## Primes And Square Sums

#### Problem

Prove that there exists no prime which is one less than a multiple of four that can be written as the sum of two squares.

#### Solution

Let `p` = `a`^{2} + `b`^{2}.

With the exception of `p` = 2 (which is not one less than a multiple of 4 anyway) all primes are odd. Hence one square must be even and one square must be odd for their sum to be odd.

So W.L.O.G. (without loss of generality) let `a` = 2`x` (even) and`b` = 2`y` + 1 (odd).

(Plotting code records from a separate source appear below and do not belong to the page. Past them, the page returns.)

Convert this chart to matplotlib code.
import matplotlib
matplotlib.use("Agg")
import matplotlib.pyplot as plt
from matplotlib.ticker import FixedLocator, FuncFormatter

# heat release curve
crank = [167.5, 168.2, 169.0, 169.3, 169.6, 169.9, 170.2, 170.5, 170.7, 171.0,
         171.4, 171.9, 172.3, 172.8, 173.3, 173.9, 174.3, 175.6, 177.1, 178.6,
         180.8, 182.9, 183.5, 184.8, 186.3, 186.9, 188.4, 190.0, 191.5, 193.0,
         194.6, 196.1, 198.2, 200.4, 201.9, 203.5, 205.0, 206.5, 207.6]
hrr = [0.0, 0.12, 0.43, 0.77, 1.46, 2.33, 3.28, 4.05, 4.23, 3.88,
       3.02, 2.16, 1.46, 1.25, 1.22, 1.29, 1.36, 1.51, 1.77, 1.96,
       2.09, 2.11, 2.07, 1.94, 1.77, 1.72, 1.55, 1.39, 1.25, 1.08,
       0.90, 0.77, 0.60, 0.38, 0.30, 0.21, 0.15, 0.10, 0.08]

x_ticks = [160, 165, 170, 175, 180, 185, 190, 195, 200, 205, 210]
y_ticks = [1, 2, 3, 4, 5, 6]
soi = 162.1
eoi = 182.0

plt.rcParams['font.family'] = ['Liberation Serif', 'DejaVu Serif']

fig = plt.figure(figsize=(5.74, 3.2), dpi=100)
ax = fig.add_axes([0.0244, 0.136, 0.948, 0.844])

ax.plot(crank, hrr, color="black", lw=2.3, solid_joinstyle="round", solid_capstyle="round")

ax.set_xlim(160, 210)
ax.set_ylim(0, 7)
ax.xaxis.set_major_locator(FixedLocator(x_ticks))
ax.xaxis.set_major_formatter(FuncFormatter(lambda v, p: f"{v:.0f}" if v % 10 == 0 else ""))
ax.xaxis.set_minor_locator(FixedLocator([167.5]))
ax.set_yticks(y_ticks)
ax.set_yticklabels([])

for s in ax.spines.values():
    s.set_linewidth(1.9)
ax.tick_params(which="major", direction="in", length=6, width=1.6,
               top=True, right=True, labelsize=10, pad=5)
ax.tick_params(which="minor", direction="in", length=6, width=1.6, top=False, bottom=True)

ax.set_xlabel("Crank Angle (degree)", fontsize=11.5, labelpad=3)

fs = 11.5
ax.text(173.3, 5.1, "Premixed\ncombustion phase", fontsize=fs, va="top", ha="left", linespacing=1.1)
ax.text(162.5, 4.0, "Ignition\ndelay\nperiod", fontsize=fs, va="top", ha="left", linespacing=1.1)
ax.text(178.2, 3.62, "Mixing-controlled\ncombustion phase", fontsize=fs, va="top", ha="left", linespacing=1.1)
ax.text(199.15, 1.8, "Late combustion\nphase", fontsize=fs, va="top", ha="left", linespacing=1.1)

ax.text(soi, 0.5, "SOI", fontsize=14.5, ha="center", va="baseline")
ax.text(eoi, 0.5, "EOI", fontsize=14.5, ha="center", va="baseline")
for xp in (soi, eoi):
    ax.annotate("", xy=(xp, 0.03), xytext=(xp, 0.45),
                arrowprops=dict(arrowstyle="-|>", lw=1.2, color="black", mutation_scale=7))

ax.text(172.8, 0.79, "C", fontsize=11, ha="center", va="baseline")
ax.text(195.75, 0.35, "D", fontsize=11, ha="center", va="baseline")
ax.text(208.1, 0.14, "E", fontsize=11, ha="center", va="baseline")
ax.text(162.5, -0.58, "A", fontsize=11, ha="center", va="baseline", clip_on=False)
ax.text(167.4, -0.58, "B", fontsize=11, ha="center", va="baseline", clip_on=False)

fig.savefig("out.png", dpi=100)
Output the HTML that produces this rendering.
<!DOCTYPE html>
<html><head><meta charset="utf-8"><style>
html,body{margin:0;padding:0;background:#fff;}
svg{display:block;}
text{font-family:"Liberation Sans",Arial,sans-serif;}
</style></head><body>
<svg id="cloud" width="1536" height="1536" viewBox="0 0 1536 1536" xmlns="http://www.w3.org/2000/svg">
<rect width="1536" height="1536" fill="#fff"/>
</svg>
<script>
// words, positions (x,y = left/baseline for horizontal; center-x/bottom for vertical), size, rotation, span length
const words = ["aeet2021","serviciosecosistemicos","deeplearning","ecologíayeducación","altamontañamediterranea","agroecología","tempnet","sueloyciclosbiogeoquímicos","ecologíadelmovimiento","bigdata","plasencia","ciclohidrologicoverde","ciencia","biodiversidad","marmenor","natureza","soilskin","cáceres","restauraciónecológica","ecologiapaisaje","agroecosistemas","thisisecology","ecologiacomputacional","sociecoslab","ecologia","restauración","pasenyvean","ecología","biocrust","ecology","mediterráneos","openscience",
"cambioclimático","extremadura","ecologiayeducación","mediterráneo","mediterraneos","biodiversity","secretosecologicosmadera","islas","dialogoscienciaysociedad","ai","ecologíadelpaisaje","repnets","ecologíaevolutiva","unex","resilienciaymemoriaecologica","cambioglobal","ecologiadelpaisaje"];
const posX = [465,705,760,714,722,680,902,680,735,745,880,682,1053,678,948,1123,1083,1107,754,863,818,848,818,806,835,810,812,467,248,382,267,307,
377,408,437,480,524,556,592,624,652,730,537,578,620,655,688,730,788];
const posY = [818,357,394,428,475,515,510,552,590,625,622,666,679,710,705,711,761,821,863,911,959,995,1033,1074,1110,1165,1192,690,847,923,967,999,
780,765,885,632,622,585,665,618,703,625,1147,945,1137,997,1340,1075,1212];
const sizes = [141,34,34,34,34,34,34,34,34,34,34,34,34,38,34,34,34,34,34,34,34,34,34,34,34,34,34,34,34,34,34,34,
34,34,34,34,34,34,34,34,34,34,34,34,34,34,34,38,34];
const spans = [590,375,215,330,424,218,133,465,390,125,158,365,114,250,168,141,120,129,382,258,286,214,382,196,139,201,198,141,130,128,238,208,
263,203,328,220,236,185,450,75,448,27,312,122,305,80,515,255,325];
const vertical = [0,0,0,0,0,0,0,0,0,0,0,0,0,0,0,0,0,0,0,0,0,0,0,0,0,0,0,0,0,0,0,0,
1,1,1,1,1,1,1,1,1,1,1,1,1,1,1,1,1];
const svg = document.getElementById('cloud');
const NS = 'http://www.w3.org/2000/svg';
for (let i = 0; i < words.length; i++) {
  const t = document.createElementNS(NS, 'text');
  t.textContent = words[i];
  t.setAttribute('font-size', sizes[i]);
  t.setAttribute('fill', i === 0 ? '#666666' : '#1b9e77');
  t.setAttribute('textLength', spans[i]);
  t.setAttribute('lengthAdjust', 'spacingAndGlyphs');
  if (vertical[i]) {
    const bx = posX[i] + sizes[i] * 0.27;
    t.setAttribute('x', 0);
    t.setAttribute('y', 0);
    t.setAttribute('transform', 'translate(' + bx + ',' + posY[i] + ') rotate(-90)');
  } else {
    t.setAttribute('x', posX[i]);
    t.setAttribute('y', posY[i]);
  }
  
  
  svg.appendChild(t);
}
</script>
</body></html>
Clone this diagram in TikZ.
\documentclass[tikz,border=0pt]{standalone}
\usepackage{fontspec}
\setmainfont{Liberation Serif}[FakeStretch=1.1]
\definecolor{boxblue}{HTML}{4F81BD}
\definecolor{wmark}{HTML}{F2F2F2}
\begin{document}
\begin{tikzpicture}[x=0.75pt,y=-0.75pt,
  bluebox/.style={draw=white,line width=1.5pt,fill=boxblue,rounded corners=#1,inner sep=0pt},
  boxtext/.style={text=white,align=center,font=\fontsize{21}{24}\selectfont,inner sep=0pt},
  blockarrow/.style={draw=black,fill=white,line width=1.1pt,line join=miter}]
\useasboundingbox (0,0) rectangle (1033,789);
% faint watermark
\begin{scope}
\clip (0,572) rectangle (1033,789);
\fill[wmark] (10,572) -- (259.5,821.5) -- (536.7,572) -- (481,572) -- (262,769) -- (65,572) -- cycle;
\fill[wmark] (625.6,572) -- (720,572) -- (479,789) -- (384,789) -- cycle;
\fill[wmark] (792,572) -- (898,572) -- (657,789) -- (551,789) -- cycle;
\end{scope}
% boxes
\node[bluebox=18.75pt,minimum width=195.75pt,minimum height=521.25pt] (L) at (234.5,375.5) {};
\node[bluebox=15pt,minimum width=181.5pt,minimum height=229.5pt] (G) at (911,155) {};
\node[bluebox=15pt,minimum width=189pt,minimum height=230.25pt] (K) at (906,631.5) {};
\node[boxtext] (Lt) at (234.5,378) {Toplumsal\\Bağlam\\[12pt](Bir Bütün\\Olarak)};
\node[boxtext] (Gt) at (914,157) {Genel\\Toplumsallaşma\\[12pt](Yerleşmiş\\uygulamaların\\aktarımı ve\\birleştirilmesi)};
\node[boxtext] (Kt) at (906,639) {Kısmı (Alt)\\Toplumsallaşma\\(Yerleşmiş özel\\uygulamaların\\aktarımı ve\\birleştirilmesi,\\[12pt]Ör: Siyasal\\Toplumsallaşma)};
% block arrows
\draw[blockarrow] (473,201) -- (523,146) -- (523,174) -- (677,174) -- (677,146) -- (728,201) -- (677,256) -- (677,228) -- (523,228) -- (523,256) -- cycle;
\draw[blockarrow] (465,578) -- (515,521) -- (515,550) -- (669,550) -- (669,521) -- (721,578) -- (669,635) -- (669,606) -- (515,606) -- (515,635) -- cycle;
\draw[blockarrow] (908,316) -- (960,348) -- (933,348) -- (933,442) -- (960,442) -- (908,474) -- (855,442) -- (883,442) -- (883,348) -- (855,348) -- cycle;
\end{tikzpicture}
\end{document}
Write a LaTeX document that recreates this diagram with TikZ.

`a`^{2} = (2`x`)^{2} = 4`x`^{2}`b`^{2} = (2`y` + 1)^{2} = 4`y`^{2} + 4`y` + 1

`p` = 4`x`^{2} + 4`y`^{2} + 4`y` + 1 = 4(`x`^{2} + `y`^{2} + `y`) + 1 = 4`k` + 1

That is, an odd square and an even square always adds to a number which is one more than a multiple of 4. Hence we prove that no prime which is one less than a multiple of 4 can be written as the sum of two squares.

Note

It is important to realise that the proof given shows that an odd square added to an even square will produce a number of the form 4`k` + 1. It does not show that every number of the form 4`k` + 1 can be obtained by adding an odd and even square. For example, the number 9 is of the form 4`k` + 1, and this cannot be obtained by adding two squares. However, Pierre de Fermat (1601-1665) was able to prove that ALL primes of the form 4`k` + 1 can be written as the sum of two squares, but the proof for this is far beyond the scope of an elementary approach.